La nota graciosa en medio del tenso ambiente de campaña la puso hace un mes la ex directora de The Washington Times. Durante una discusión en la cadena Fox News, la señora Liz Trotta dijo que una declaración de Hillary Clinton referida al asesinato de Robert Kennedy fue entendida por algunos como una sugerencia de que alguien debería matara a Osama…Muy pronto notó su lapsus y lo corrigió con una frase entre risas: “Ehh, a Obama, Bueno, a ambos si hiciera falta”. Los amigos de las teorías conspirativas dirán en voz alta: “a todos ellos se refería la señora Lessing”.

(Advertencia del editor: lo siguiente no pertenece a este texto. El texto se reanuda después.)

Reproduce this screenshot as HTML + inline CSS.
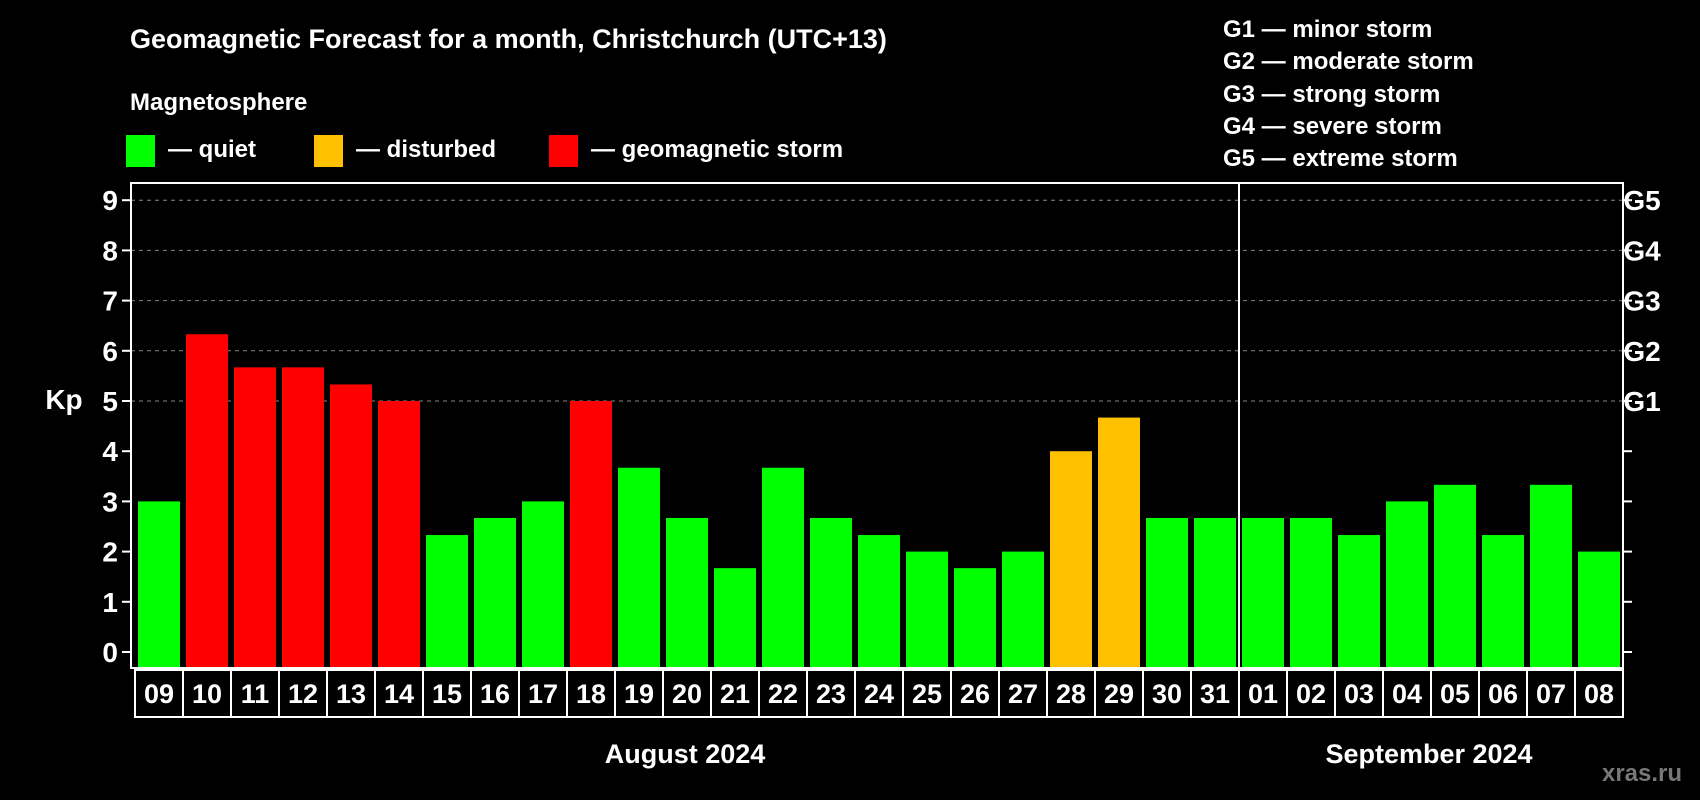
<!DOCTYPE html>
<html><head><meta charset="utf-8"><style>
html,body{margin:0;padding:0;background:#000;}
svg{display:block;font-family:"Liberation Sans",Arial,sans-serif;font-weight:bold;}
</style></head><body>
<svg id="chart" width="1700" height="800" viewBox="0 0 1700 800">
<rect x="0" y="0" width="1700" height="800" fill="#000"/>
<text x="130" y="48" font-size="27" fill="#fff">Geomagnetic Forecast for a month, Christchurch (UTC+13)</text>
<text x="130" y="110" font-size="24" fill="#fff">Magnetosphere</text>
<g><rect x="126" y="135" width="29" height="32" fill="#00ff00"/><text x="168" y="157" font-size="24" fill="#fff">— quiet</text></g>
<g><rect x="314" y="135" width="29" height="32" fill="#ffc000"/><text x="356" y="157" font-size="24" fill="#fff">— disturbed</text></g>
<g><rect x="549" y="135" width="29" height="32" fill="#ff0000"/><text x="591" y="157" font-size="24" fill="#fff">— geomagnetic storm</text></g>
<g font-size="24" fill="#fff">
<text x="1223" y="37">G1 — minor storm</text>
<text x="1223" y="69">G2 — moderate storm</text>
<text x="1223" y="102">G3 — strong storm</text>
<text x="1223" y="134">G4 — severe storm</text>
<text x="1223" y="166">G5 — extreme storm</text>
</g>
<text x="64" y="409" font-size="28" fill="#fff" text-anchor="middle">Kp</text>
<text x="685" y="763" font-size="27" fill="#fff" text-anchor="middle">August 2024</text>
<text x="1429" y="763" font-size="27" fill="#fff" text-anchor="middle">September 2024</text>
<text x="1642" y="781" font-size="24" fill="#777" text-anchor="middle">xras.ru</text>
<g id="grid"></g><g id="bars"></g><g id="axes"></g>
</svg>
<script>
const days = ["09","10","11","12","13","14","15","16","17","18","19","20","21","22","23","24","25","26","27","28","29","30","31","01","02","03","04","05","06","07","08"];
const kpValues = [3,6.33,5.67,5.67,5.33,5,2.33,2.67,3,5,3.67,2.67,1.67,3.67,2.67,2.33,2,1.67,2,4,4.67,2.67,2.67,2.67,2.67,2.33,3,3.33,2.33,3.33,2];
const yTicks = [0,1,2,3,4,5,6,7,8,9];
const gLabels = ["","","","","","G1","G2","G3","G4","G5"];
const NS="http://www.w3.org/2000/svg";
const plotL=131, plotR=1623, plotT=183, plotB=668, x0=138, pitch=48, bw=42;
function y(v){return 652 - v*50.2;}
function x(i){return x0 + i*pitch;}
function mk(tag, attrs, parent){const e=document.createElementNS(NS,tag);for(const k in attrs)e.setAttribute(k,attrs[k]);parent.appendChild(e);return e;}
const grid=document.getElementById('grid'), bars=document.getElementById('bars'), axes=document.getElementById('axes');
yTicks.forEach(t=>{
  if(t>=5){const l=mk('line',{x1:plotL,x2:plotR,y1:y(t),y2:y(t),stroke:'#888','stroke-width':1,'stroke-dasharray':'4,4'},grid);
    
    }
  const tl=mk('line',{x1:plotL-9,x2:plotL,y1:y(t),y2:y(t),stroke:'#fff','stroke-width':2},axes);
  
  
  const tr=mk('line',{x1:plotR,x2:plotR+9,y1:y(t),y2:y(t),stroke:'#fff','stroke-width':2},axes);
  
  
  const lb=mk('text',{x:118,y:y(t)+10,'font-size':28,fill:'#fff','text-anchor':'end'},axes);
  lb.textContent=t;
  
  
  if(gLabels[t]){const g=mk('text',{x:1642,y:y(t)+10,'font-size':28,fill:'#fff','text-anchor':'middle'},axes);
    g.textContent=gLabels[t];
    
    }
});
kpValues.forEach((v,i)=>{
  const col = v>=5 ? '#ff0000' : (v>=4 ? '#ffc000' : '#00ff00');
  const r=mk('rect',{x:x(i),y:y(v),width:bw,height:plotB-y(v),fill:col},bars);
  
  
  const b=mk('rect',{x:x(i)-3,y:670,width:48,height:47,fill:'none',stroke:'#fff','stroke-width':2},axes);
  
  
  const t=mk('text',{x:x(i)+bw/2,y:703,'font-size':27,fill:'#fff','text-anchor':'middle'},axes);
  t.textContent=days[i];
  
  
});
const frame=mk('rect',{x:plotL,y:plotT,width:plotR-plotL,height:plotB-plotT,fill:'none',stroke:'#fff','stroke-width':2},axes);


const divX = x(23)-3;
const div=mk('line',{x1:divX,x2:divX,y1:plotT,y2:plotB,stroke:'#fff','stroke-width':2},axes);


</script>
</body></html>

Pero es hora de que haya algo de acción. Los sueños de un loquito en un velero no son suficientes para animar la cinta. Entonces una camioneta alquilada aparece tambaleándose por una autopista cercana a Denver. La conduce un hombre de 28 años en libertad condicional, animado por un poco de meth para ayudarle a la adrenalina. Su camioneta lleva dos rifles con miras telescópicas, chalecos antibalas, municiones, radios y unos cristales de metanfetaminas. Uno de los rifles fue robado en Kansas. Un delirio o un afán cierto lo llevan a confesar a sus captores que planeaba matar a Obama durante la convención. Van hasta donde un cómplice que disfruta de los resplandores de la meth cerca de un hotel donde supuestamente estaría Obama. Sólo encuentran unas pelucas y un poco más de drogas para gozar de la pirotecnia de la convención demócrata. Luego llegan hasta el edificio donde está otro supuesto cómplice. El hombre se tira desde el sexto piso y al fin tenemos a los policías corriendo. En el suelo, junto a los depósitos de basura, está Shawn Robert Adolf con su esvástica en el hombro y su anillo que rinde honor a führer. Los jefes de los 5000 policías que cuidan a Obama deciden que son apenas tres locos alentados por los flashes de la droga y un delirio de grandeza blanca. Dependiendo del director la película puede ser una pequeña farsa o un gran estreno de temporada.